··· Dataset section

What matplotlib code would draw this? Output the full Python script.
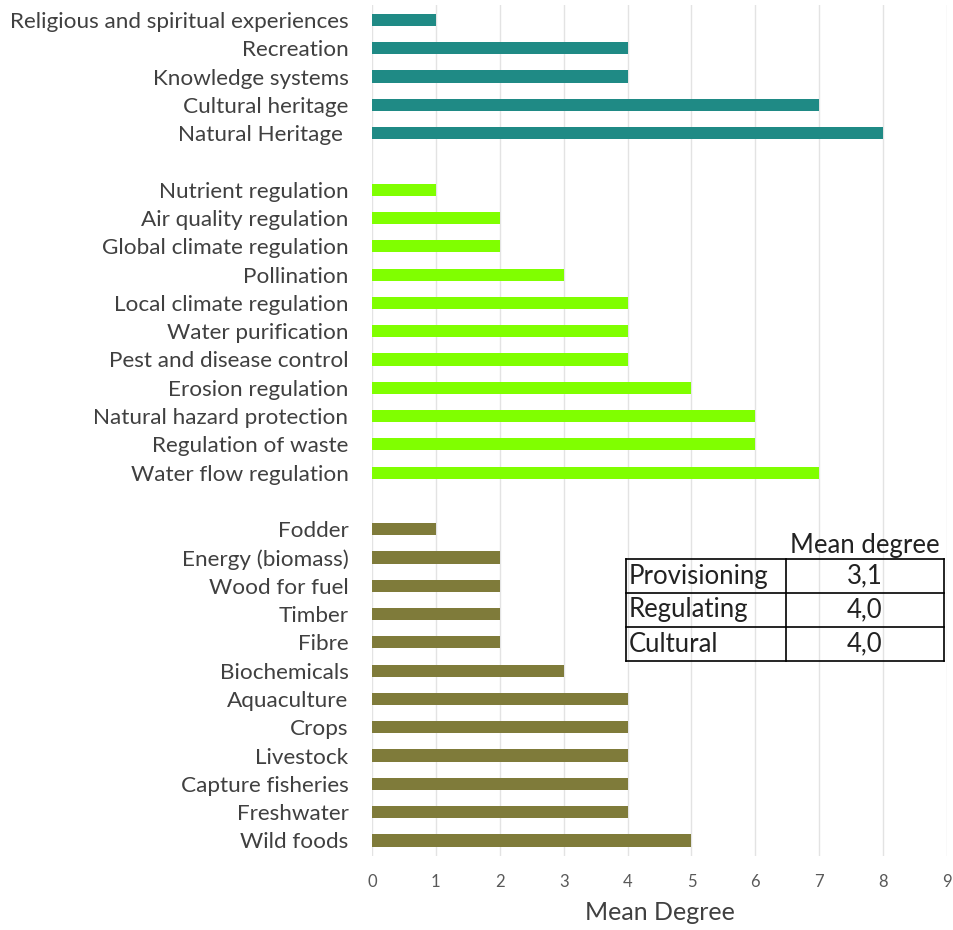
import matplotlib
matplotlib.use("Agg")
import matplotlib.pyplot as plt
from matplotlib.lines import Line2D

plt.rcParams['font.family'] = ['Lato', 'DejaVu Sans']

cultural = ["Religious and spiritual experiences", "Recreation", "Knowledge systems",
            "Cultural heritage", "Natural Heritage "]
cultural_vals = [1, 4, 4, 7, 8]

regulating = ["Nutrient regulation", "Air quality regulation", "Global climate regulation",
              "Pollination", "Local climate regulation", "Water purification",
              "Pest and disease control", "Erosion regulation", "Natural hazard protection",
              "Regulation of waste", "Water flow regulation"]
regulating_vals = [1, 2, 2, 3, 4, 4, 4, 5, 6, 6, 7]

provisioning = ["Fodder", "Energy (biomass)", "Wood for fuel", "Timber", "Fibre",
                "Biochemicals", "Aquaculture", "Crops", "Livestock", "Capture fisheries",
                "Freshwater", "Wild foods"]
provisioning_vals = [1, 2, 2, 2, 2, 3, 4, 4, 4, 4, 4, 5]

table_rows = ["Provisioning", "Regulating", "Cultural"]
table_vals = ["3,1", "4,0", "4,0"]
table_header = "Mean degree"

colors = {"cultural": "#1f8a85", "regulating": "#80ff00", "provisioning": "#7f7b3a"}

fig = plt.figure(figsize=(9.54, 9.30), dpi=100)
W, H = 954, 930
ax_left, ax_right = 372 / W, 947 / W
ax_top, ax_bot = 1 - 5 / H, 1 - 856 / H
ax = fig.add_axes([ax_left, ax_bot, ax_right - ax_left, ax_top - ax_bot])

groups = [(cultural, cultural_vals, colors["cultural"]),
          (regulating, regulating_vals, colors["regulating"]),
          (provisioning, provisioning_vals, colors["provisioning"])]
pos = 0
yt, yl = [], []
for names, vals, col in groups:
    ys = list(range(pos, pos + len(names)))
    ax.barh(ys, vals, height=0.43, color=col, zorder=3)
    yt += ys
    yl += names
    pos += len(names) + 1

ax.set_ylim(29.55, -0.53)
ax.set_xlim(0, 9)
ax.set_xticks(range(10))
ax.set_yticks(yt)
ax.set_yticklabels(yl, fontsize=16.2, color="#404040")
ax.tick_params(axis='y', length=0, pad=17)
ax.tick_params(axis='x', length=0, pad=13, labelsize=12, labelcolor="#595959")
ax.grid(axis='x', color="#e3e3e3", linewidth=1, zorder=0)
for s in ax.spines.values():
    s.set_visible(False)
ax.set_xlabel("Mean Degree", fontsize=18, color="#404040", labelpad=8)

# Inset table (figure pixel coords)
tl, tm, tr = 626, 786, 944
ttop, tbot = 559, 661
rh = (tbot - ttop) / 3
def fx(x): return x / W
def fy(y): return 1 - y / H
lw = 1.2
for y in [ttop + i * rh for i in range(4)]:
    fig.add_artist(Line2D([fx(tl), fx(tr)], [fy(y), fy(y)], color="black", lw=lw))
for x in [tl, tm, tr]:
    fig.add_artist(Line2D([fx(x), fx(x)], [fy(ttop), fy(tbot)], color="black", lw=lw))
fig.text(fx((tm + tr) / 2), fy(545), table_header, fontsize=18.5, ha='center', va='center', color="#222222")
for i, (r, v) in enumerate(zip(table_rows, table_vals)):
    yc = ttop + (i + 0.5) * rh
    fig.text(fx(tl + 3), fy(yc), r, fontsize=18.5, ha='left', va='center', color="#222222")
    fig.text(fx((tm + tr) / 2), fy(yc), v, fontsize=18.5, ha='center', va='center', color="#222222")

fig.savefig("out.png", dpi=100)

······

→ Aim of the exercise
Restate each line from the start of the listing through the line bearing "cultural_vals = [1, 4, 4, 7, 8]" word for word. Drop the pictures.

→ Exercise result
What matplotlib code would draw this? Output the full Python script.
import matplotlib
matplotlib.use("Agg")
import matplotlib.pyplot as plt
from matplotlib.lines import Line2D

plt.rcParams['font.family'] = ['Lato', 'DejaVu Sans']

cultural = ["Religious and spiritual experiences", "Recreation", "Knowledge systems",
            "Cultural heritage", "Natural Heritage "]
cultural_vals = [1, 4, 4, 7, 8]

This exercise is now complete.